## Requirements
Using the entries that follow, state how many lines contain the word "this". The response is that number and nothing more.

[Source code of charts]
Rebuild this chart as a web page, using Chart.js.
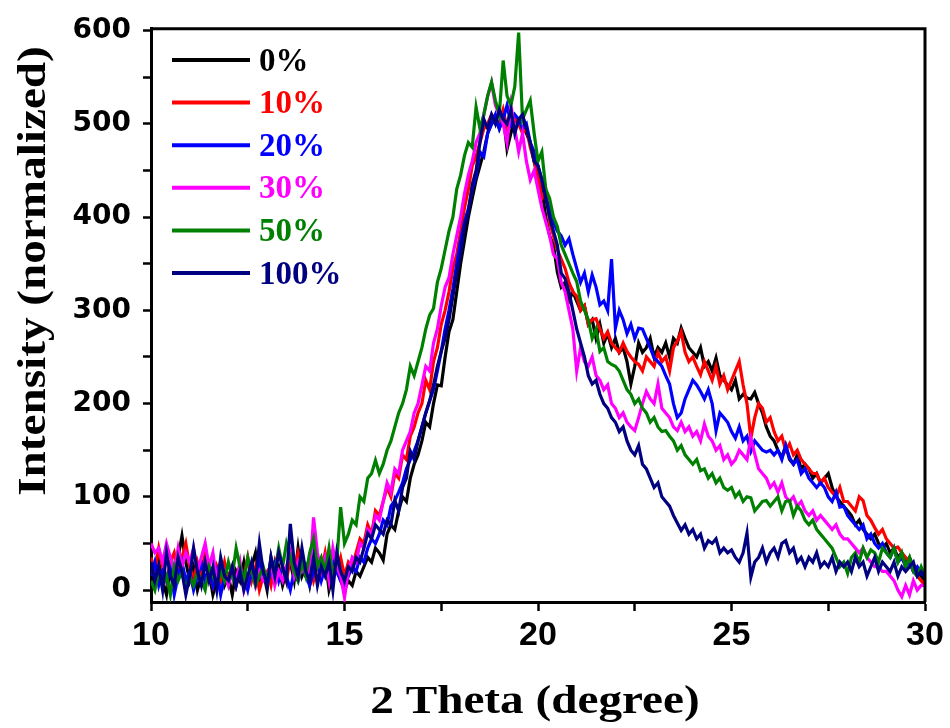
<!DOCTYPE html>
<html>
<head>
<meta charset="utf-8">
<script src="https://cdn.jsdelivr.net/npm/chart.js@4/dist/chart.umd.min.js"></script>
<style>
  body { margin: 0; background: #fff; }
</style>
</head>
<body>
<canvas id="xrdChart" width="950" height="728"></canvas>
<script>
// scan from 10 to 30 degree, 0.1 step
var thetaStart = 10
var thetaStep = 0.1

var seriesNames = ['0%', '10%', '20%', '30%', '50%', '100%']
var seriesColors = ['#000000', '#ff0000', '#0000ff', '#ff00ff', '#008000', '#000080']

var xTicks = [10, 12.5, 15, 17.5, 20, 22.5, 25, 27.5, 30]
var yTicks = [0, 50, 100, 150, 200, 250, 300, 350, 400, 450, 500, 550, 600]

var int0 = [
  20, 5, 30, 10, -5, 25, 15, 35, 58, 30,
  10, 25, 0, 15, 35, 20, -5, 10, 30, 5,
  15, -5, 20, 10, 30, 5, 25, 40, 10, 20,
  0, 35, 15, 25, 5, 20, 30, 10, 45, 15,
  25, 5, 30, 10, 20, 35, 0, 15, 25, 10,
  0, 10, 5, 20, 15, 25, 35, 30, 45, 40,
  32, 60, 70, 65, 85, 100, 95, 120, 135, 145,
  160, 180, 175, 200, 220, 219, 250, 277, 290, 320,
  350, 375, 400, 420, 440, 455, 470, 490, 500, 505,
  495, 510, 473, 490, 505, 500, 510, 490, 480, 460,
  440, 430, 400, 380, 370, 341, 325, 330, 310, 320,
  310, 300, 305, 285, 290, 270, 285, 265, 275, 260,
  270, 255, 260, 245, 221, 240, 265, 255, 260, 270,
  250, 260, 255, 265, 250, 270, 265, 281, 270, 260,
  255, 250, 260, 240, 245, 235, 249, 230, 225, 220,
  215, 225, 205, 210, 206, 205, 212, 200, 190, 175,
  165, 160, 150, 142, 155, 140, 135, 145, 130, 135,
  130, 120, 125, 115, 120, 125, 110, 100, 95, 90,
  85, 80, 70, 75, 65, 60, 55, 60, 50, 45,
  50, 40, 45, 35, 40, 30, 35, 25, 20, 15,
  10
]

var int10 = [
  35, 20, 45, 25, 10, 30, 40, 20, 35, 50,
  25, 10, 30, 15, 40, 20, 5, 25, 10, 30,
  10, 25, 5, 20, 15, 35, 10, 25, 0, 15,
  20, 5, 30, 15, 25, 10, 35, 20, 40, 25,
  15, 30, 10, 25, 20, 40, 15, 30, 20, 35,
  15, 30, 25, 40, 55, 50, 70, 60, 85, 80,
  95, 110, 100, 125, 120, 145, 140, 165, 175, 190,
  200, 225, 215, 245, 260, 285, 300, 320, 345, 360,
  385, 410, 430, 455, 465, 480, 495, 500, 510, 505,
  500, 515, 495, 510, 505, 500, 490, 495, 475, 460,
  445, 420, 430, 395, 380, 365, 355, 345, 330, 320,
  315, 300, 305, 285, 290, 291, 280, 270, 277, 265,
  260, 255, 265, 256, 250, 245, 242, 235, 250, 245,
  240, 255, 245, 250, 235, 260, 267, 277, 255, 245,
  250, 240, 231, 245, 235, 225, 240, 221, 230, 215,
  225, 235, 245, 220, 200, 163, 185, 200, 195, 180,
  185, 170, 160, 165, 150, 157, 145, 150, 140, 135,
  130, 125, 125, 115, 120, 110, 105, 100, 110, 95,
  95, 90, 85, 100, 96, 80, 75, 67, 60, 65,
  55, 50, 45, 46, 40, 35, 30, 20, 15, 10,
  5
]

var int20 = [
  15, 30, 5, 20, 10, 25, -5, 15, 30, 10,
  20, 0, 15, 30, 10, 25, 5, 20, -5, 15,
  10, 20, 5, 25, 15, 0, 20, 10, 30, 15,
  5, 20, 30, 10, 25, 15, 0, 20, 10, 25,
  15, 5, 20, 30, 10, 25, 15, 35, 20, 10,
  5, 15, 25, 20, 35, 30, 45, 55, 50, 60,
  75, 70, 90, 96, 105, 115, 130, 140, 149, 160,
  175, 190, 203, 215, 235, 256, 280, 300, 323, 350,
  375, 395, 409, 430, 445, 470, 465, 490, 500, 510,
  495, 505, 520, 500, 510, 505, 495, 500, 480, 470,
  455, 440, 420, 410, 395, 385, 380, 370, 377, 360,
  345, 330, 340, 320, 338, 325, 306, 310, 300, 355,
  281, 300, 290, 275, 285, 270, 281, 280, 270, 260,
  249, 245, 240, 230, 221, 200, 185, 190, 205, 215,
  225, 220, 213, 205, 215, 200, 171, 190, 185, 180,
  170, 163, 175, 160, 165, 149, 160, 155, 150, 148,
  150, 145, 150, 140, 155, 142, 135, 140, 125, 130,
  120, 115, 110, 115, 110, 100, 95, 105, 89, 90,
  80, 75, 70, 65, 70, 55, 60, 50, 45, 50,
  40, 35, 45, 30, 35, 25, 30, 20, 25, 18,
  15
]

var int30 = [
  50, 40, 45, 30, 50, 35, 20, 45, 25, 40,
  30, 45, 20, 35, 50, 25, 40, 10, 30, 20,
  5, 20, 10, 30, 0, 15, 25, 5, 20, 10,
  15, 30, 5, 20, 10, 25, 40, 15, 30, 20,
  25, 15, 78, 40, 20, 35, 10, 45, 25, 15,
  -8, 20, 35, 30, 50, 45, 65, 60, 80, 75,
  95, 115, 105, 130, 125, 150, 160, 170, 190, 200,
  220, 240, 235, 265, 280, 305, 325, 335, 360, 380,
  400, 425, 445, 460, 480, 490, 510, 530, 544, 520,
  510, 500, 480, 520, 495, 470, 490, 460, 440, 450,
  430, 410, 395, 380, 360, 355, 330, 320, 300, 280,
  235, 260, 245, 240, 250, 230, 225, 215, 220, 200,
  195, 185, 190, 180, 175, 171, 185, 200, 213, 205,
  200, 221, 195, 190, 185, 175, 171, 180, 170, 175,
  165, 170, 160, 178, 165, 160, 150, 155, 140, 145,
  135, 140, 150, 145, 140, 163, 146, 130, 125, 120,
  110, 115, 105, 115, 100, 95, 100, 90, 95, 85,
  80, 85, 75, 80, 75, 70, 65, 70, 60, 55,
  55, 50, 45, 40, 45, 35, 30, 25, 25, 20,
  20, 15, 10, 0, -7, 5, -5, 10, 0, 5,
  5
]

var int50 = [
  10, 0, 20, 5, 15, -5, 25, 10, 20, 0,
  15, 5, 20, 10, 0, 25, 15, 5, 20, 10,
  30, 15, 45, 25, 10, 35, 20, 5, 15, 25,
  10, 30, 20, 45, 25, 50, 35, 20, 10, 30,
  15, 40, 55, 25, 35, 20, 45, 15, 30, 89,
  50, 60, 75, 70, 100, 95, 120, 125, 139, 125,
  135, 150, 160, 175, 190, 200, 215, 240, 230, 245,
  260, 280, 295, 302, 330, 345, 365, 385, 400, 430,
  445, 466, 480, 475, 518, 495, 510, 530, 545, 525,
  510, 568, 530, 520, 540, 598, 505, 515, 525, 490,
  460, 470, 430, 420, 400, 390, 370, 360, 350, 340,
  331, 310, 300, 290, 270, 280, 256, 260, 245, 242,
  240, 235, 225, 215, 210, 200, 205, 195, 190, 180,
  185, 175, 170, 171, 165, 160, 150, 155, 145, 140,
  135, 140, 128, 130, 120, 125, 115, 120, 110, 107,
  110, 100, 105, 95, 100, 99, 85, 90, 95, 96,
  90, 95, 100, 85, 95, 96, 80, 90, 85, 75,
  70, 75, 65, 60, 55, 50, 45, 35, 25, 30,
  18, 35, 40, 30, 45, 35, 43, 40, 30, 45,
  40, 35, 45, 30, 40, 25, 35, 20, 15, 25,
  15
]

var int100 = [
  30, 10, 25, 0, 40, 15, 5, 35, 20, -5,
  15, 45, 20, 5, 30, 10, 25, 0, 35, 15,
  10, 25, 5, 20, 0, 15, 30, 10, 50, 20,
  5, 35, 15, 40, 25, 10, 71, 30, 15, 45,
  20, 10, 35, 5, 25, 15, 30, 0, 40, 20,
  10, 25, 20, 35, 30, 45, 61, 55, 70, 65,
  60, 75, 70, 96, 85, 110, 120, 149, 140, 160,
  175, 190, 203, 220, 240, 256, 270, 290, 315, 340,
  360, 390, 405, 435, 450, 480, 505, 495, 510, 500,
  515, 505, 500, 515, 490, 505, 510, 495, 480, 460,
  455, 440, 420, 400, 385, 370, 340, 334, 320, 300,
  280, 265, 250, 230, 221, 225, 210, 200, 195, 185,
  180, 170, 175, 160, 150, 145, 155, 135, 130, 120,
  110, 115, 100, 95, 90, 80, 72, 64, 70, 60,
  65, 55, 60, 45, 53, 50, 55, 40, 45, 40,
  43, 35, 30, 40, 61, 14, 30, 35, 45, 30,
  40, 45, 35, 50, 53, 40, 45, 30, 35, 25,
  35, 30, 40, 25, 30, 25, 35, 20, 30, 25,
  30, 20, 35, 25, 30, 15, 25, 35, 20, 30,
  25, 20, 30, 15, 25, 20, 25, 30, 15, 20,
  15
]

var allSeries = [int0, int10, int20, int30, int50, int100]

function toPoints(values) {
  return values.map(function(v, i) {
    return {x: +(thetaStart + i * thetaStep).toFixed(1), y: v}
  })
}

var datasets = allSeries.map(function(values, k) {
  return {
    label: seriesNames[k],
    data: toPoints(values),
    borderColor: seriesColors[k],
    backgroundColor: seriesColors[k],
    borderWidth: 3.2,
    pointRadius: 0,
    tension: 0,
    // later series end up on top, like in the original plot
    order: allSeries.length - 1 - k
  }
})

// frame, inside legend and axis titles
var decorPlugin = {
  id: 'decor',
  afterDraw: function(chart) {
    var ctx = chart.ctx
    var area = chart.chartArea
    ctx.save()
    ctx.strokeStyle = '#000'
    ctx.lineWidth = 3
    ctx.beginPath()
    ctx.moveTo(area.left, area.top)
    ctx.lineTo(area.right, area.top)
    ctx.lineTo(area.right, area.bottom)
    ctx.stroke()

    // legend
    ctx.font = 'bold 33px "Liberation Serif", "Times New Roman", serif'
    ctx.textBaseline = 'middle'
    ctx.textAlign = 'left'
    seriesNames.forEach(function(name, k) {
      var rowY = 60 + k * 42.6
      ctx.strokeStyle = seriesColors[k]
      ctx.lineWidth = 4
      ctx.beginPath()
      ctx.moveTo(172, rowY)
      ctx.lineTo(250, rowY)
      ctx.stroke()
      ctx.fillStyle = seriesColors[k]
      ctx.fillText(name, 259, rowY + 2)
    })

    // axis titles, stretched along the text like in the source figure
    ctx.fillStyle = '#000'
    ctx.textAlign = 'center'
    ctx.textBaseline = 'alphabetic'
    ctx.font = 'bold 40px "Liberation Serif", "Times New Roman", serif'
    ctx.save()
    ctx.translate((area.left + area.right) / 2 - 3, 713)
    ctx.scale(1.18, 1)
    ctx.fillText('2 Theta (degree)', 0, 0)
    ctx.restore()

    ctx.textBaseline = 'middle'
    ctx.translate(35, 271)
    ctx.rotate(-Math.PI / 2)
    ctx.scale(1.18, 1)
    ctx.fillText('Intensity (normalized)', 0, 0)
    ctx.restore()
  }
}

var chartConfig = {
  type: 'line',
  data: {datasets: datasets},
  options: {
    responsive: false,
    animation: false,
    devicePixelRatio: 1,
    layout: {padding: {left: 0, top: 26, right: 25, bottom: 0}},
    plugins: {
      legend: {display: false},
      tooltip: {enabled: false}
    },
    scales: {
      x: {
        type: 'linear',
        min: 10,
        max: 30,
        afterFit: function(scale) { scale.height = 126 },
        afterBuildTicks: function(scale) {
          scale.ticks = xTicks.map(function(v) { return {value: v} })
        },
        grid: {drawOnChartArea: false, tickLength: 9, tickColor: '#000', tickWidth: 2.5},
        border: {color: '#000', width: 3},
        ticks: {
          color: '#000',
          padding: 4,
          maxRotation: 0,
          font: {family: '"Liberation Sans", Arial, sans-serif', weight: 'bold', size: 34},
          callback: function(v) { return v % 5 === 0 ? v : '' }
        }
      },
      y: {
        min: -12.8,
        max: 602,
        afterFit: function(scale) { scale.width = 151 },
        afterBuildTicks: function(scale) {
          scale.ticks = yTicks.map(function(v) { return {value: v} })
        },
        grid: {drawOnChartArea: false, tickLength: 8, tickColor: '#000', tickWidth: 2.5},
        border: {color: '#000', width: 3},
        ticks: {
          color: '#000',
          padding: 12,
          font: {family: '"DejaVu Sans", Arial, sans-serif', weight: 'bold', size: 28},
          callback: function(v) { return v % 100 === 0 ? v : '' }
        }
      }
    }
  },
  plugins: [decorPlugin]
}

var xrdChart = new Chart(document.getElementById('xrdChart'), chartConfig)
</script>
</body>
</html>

---

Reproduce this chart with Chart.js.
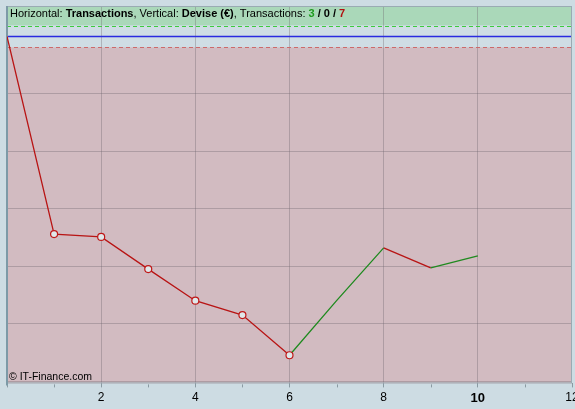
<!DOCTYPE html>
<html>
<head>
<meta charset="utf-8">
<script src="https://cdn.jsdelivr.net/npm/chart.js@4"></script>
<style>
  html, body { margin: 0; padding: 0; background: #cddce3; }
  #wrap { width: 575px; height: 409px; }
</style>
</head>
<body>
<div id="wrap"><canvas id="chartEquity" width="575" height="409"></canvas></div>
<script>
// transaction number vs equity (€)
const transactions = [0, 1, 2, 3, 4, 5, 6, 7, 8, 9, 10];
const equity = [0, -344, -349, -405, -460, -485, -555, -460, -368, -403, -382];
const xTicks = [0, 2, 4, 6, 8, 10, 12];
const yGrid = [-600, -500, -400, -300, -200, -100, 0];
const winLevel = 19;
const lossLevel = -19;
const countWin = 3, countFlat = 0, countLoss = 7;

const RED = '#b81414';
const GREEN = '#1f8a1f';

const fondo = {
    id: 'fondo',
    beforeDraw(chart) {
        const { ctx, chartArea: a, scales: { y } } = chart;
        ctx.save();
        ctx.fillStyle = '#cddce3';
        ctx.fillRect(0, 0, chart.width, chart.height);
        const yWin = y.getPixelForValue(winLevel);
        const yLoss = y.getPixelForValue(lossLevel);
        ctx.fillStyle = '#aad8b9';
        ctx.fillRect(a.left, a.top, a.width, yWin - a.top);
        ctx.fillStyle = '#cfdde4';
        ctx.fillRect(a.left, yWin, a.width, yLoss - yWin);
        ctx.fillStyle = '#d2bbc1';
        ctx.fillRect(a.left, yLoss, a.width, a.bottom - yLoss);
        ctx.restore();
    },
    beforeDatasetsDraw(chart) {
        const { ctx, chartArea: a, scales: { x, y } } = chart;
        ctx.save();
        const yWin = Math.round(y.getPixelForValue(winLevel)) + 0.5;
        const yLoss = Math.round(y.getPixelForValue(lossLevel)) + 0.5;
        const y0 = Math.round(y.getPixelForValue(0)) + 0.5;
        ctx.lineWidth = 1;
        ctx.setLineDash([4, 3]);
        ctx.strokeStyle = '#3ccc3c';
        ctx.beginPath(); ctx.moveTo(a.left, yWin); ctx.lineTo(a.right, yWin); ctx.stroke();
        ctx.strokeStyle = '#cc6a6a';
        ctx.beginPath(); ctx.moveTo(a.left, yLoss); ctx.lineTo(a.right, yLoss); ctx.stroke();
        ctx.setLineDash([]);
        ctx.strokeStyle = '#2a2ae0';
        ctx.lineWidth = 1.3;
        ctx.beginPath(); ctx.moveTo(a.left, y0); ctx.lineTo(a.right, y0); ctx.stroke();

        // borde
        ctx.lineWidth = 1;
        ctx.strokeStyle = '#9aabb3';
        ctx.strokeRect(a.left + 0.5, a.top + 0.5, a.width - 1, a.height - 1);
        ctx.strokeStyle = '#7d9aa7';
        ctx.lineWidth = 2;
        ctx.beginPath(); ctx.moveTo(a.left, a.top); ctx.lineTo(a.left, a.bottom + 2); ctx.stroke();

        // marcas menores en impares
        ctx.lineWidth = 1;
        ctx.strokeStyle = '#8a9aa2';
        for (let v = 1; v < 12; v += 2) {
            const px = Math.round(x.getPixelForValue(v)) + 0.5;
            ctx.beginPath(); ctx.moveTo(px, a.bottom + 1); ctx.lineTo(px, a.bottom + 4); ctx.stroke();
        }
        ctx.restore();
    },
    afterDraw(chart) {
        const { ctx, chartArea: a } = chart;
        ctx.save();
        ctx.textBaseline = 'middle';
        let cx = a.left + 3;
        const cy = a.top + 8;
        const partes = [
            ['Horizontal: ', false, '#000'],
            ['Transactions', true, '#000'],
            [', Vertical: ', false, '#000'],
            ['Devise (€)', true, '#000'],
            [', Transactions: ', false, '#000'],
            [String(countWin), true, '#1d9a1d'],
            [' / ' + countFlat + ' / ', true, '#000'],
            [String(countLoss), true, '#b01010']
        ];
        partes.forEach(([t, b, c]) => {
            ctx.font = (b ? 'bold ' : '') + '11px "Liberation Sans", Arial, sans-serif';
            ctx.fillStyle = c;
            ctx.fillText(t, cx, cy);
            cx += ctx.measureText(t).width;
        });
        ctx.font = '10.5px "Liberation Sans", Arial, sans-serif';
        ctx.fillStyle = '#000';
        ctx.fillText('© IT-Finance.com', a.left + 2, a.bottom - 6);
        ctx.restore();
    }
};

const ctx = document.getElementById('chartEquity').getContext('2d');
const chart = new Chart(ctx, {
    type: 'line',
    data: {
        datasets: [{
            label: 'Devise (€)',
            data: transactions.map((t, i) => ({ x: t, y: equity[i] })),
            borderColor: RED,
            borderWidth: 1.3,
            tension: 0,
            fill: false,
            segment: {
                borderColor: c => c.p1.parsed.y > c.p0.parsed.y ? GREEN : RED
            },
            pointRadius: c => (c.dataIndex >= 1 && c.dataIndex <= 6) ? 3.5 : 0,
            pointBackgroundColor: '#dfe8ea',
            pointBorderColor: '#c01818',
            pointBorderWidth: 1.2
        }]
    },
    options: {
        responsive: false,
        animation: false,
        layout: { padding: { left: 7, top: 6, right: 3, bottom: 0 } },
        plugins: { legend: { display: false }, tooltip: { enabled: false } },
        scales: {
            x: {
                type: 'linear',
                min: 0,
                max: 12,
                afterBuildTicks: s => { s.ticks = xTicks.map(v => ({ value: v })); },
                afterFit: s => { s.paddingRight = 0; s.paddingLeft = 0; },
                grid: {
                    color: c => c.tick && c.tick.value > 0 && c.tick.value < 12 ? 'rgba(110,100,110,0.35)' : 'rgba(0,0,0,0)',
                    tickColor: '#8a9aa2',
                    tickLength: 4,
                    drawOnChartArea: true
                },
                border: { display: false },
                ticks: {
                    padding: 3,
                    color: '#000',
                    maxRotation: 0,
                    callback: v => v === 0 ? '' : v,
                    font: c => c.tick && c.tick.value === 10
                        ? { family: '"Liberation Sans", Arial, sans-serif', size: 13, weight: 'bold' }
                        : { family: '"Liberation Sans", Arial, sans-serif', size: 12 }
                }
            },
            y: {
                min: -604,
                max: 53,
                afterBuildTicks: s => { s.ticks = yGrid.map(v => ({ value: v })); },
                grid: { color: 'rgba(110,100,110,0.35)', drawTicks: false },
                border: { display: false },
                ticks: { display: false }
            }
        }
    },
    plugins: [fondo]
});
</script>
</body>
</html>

## Response to the exercise
2